The Quantum Archangel is well written, with an ingenious reworking and expansion of the Time Monster's plot. The book becomes a little confused at one point towards the end when the Chronovores strike, but aside from that it's a really good book.
Shame about the awful cover though.
AN EXCELLENT READ
This story is BRILLIANT. I have been a fan of Doctor Who since I was 4 years old and I was brought up with the companion Melanie. I felt the character was very under used in the series and this gave the chance for some very good story lines. The story starts when the Doctor and Melanie part company after the Doctor destroys the planet Maradinas. This gave the book a sense of "REALITY". The Doctor's companion was not going to let the fact that innocent people's lives were lost, I feel this should have been examined more in the actual series. This story is a sequel to "The Time Monster" the third Doctor story, and was an excellent one at that. The Doctor meets up with Professor Hyde again and it states that the Professor's life hasn't been the same since their last encounter. Another part which I found enjoyable was that Professor Hyde taught Melanie at university which I thought was a good step toward synchronisity. The Master is back to obtain the TITAN array (the brother of TOMTIT) to destroy the Chronovores. However the book did lose itself toward the end but still a fabulous piece of work.

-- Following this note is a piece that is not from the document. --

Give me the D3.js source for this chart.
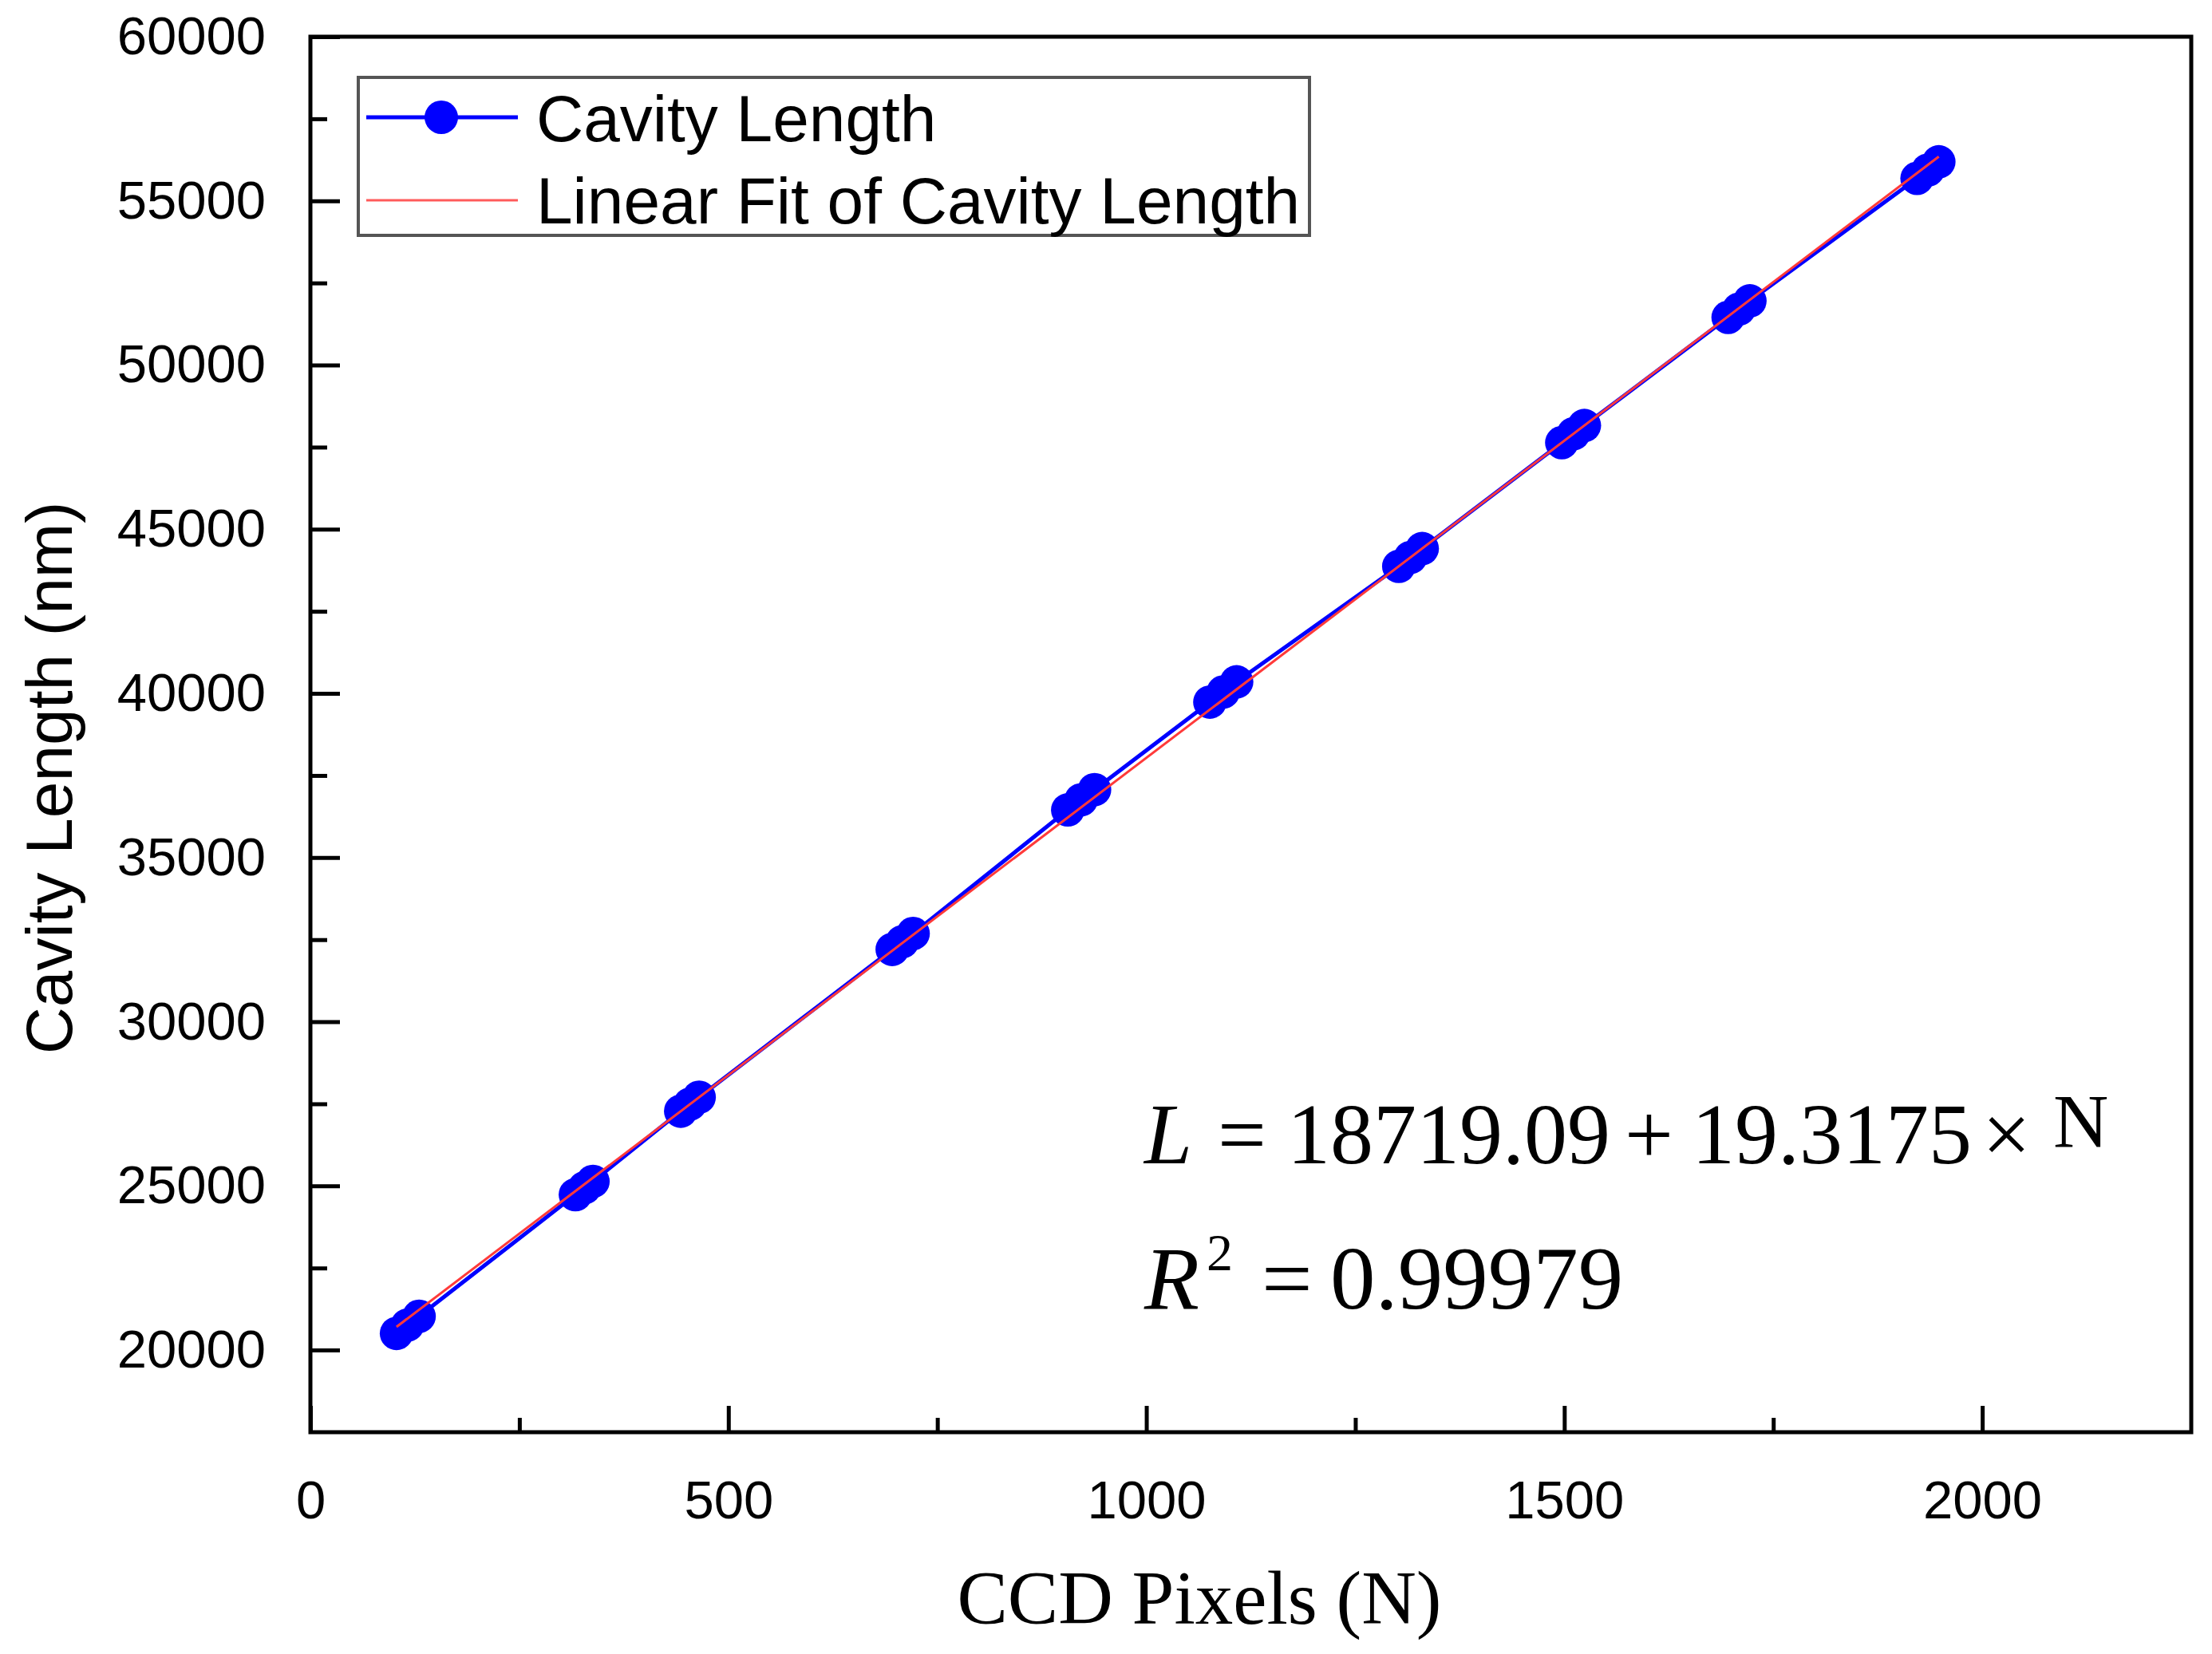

The sequel to 'The Time Monster' isn't a dud!
Craig Hinton attempts to achieve the impossible by writing a decent sequel to one of the most unloved 'Doctor Who' TV stories of all time ('The Time Monster') and, for the most part, he succeeds.
The book has come in for criticism on newsgroup rec.arts.drwho for having an overabundance of continuity references to past stories, including ones from TV and other novels, but I think this is a bit unfair. 'The Quantum Archangel' is a sequel to a TV story, with two recurring villains and featuring the destruction of Atlantis (which has three possible explanations on TV alone) as part of its back-story. Of *course* it's going to have a lot of continuity references in it. I think Craig Hinton pulls the 'let's play with continuity' card far more convincingly than, say, fellow 'Who' author Gary Russell ever could.
Anyway, onto the story. The Sixth Doctor follows a mysterious temporal trace to Earth in the year 2003 and finds that the protege of old acquaintance Professor Stuart Hyde has created the TITAN Array, a machine capable of breaching the barrier that leads to the Lux Aeterna, the feeding grounds of the Chronovores - creatures that survive by eating time itself. The Doctor realises that this is a Bad Thing, because the scientist is, in effect, knocking on the Chronovores' front door and asking them to pay Earth a visit.
As if this isn't bad enough, the Doctor's old enemy the Master, finally tracked down by the Chronovores for enslaving Kronos, one of their fellows, turns up on Earth, hoping to find a way of ridding himself of the Chronovores once and for all. And the TITAN Array might just be the key to his future survival...
The novel tends to lose its way towards the end as the main characters begin to find themselves trapped in alternative timelines and the like, but despite this it's still a very entertaining novel.
Many fans of the Doctor may have felt a bit betrayed that his Sixth incarnation never got a decent send-off on TV, that he didn't lose his life in one last, mighty battle to save the multiverse from destruction.
I think Craig Hinton has just given us that story. If the Sixth Doctor had regenerated at the climax of this titanic struggle of good versus evil, I think there would be a lot of happy people out there.